Properties of Determinants

  • Reflection Property: Value of the determinant remains unchanged even after rows and columns are interchanged. That determinant of a matrix, and it’s transpose remains the same.
  • Switching Property: If any two rows or columns of a determinant are interchanged, then the sign of determinant changes.

For Example: \begin{vmatrix} 3 & 3 & 0 \\ 2 & 1 & 1 \\ 5 & 0 & 1 \end{vmatrix}

det. A = [3×{(1×1)-(0×1)}]-[3×{(2×1)-(5×1)}]+[0×{(2×0)-(5×1)}]

= {3×(1-0)}-{3×(2-5)+0

= [3-{3(-3)}+0]

= (3+9)

=12

Now, Interchanging Row 1 with Row 2, determinant will be:

\begin{vmatrix} 2 & 1 & 1 \\ 3 & 3 & 0 \\ 5 & 0 & 1 \end{vmatrix}

det. A = [2×{(3×1)-(0×0)}]-[1×{(3×1)-(5×0)}]+[1×{(3×0)-(5×3)}]

= (6-3-15)

= -12

  • Repetition Property/Proportionality Property: If any two rows or any two columns of a determinant are identical, then the value of the determinant becomes zero.
  • Scalar Multiple Property: If each element of a row (or a column) of a determinant is multiplied by a constant k, then its value gets multiplied by k

 \begin{vmatrix} ka & kb \\ c & d \end{vmatrix} = k\begin{vmatrix} a & b \\ c & d \end{vmatrix}

  • Sum Property: If some or all elements of a row or column can be expressed as the sum of two or more terms, then the determinant can also be expressed as the sum of two or more determinants.

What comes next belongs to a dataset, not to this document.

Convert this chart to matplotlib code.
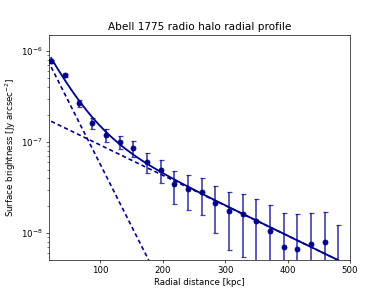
import numpy as np
import matplotlib
matplotlib.use("Agg")
import matplotlib.pyplot as plt

# radial bins [kpc]
r = np.array([21.1, 42.9, 65.3, 87.2, 109.1, 130.9, 152.8, 174.7, 196.6, 218.5,
              240.4, 262.3, 284.2, 306.1, 328.0, 349.9, 371.8, 393.7, 415.6,
              437.5, 459.4, 481.3])

# surface brightness [Jy arcsec^-2]
sb = np.array([7.76e-7, 5.41e-7, 2.68e-7, 1.63e-7, 1.19e-7, 1.0e-7, 8.6e-8,
               6.03e-8, 4.97e-8, 3.43e-8, 3.08e-8, 2.82e-8, 2.16e-8, 1.75e-8,
               1.63e-8, 1.35e-8, 1.07e-8, 7.0e-9, 6.8e-9, 7.65e-9, 8.0e-9,
               3.6e-9])

sb_err = np.array([3.0e-8, 2.5e-8, 2.4e-8, 2.3e-8, 1.9e-8, 1.65e-8, 1.65e-8,
                   1.5e-8, 1.42e-8, 1.35e-8, 1.3e-8, 1.22e-8, 1.15e-8, 1.1e-8,
                   1.08e-8, 1.0e-8, 0.99e-8, 9.7e-9, 9.5e-9, 9.0e-9, 9.0e-9,
                   8.8e-9])

# two exponential components of the fit
I0_core, re_core = 1.29e-6, 32.0
I0_halo, re_halo = 1.99e-7, 131.0

rr = np.linspace(r[0], r[-1], 300)
core = I0_core * np.exp(-rr / re_core)
halo = I0_halo * np.exp(-rr / re_halo)

fig = plt.figure(figsize=(389 / 60, 292 / 60), dpi=60)
ax = fig.add_subplot(111)

ax.errorbar(r, sb, yerr=sb_err, fmt='none', ecolor='darkblue', alpha=0.75,
            capsize=3, elinewidth=2, capthick=1.5)
ax.plot(r, sb, 'o', color='darkblue', markersize=6)
ax.plot(rr, core + halo, '-', color='darkblue', lw=2.2)
ax.plot(rr, core, '--', color='darkblue', lw=2, dashes=(2.5, 1.8))
ax.plot(rr, halo, '--', color='darkblue', lw=2, dashes=(2.5, 1.8))

ax.set_yscale('log')
ax.set_xlim(17, 500)
ax.set_ylim(5.1e-9, 1.5e-6)
ax.set_xlabel('Radial distance [kpc]', fontsize=10.4)
ax.set_ylabel(r'Surface brightness [Jy arcsec$^{-2}$]', fontsize=10.4)
ax.set_title('Abell 1775 radio halo radial profile', fontsize=12.6)
ax.tick_params(labelsize=10.4)

fig.savefig('out.png', dpi=60)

 \begin{vmatrix} a_{1} + \lambda_{1} & a_{2} + \lambda_{2} & a_{3} + \lambda_{3} \\ b_{1} & b_{2} & b_{3} \\ c_{1} & c_{2} & c_{3} \end{vmatrix} = \begin{vmatrix} a_{1} & a_{2} & a_{3} \\ b_{1} & b_{2} & b_{3} \\ c_{1} & c_{2} & c_{3} \end{vmatrix} + \begin{vmatrix} \lambda_{1} & \lambda_{2} & \lambda_{3} \\ b_{1} & b_{2} & b_{3} \\ c_{1} & c_{2} & c_{3} \end{vmatrix}

Examples of Properties

Question 1: If x, y, z are different. and A = \begin{vmatrix} x & x^{2} & 1 + x^{3} \\ y & y^{2} & 1 + y^{3} \\ z & z^{2} & 1 + z^{3} \end{vmatrix} = 0, then show that 1 + xyz = 0. 

Answer: 

Using Sum Property:

 \begin{vmatrix} x & x^{2} & 1 + x^{3} \\ y & y^{2} & 1 + y^{3} \\ z & z^{2} & 1 + z^{3} \end{vmatrix} = \begin{vmatrix} x & x^{2} & 1 \\ y & y^{2} & 1\\ z & z^{2} & 1 \end{vmatrix}  + \begin{vmatrix} x & x^{2} & x^{3} \\ y & y^{2} & y^{3} \\ z & z^{2} & z^{3} \end{vmatrix} \text{} \\ = (-1)^{2}\begin{vmatrix} 1 & x & x^{2} \\ 1 & y & y^{2}\\ 1 & z & z^{2} \end{vmatrix} + xyz\begin{vmatrix} 1 & x & x^{2} \\ 1 & y & y^{2}\\ 1 & z & z^{2} \end{vmatrix} \\ = (1 + xyz) \begin{vmatrix} 1 & x & x^{2} \\ 1 & y & y^{2}\\ 1 & z & z^{2} \end{vmatrix} = 0 

On solving this determinant and expanding it, 

A = (1 + xyz)(y- x)(z-y)(z-x) 

Since it’s given in the question, that all x, y and z have different values and A =0. So the only term that can be zero is 1 + xyz. 

Hence, 1 + xyz = 0

Question 2: Evaluate \begin{vmatrix} 102 & 18 & 36 \\ 1 & 3 & 4 \\ 17 & 3 & 6 \\ \end{vmatrix}

Answer: 

Using Scalar Multiple Property and Repetition Property: 

 \begin{vmatrix} 102 & 18 & 36 \\ 1 & 3 & 4 \\ 17 & 3 & 6 \\ \end{vmatrix} = \begin{vmatrix} 17(6) & 6(3) & 6(6) \\ 1 & 3 & 4 \\ 17 & 3 & 6 \\ \end{vmatrix} \\ = 6\begin{vmatrix} 17 & 3 & 6 \\ 1 & 3 & 4 \\ 17 & 3 & 6 \\ \end{vmatrix} = 0  \text{}

Question 3: Evaluate the determinant A. A = \begin{vmatrix} 2 & 3 & 1 \\ 1 & 0 & 5 \\ 2 & 3 & 1 \end{vmatrix} \\

Answer: 

Using Proportionality Property:

Two of the rows of the matrix are identical. 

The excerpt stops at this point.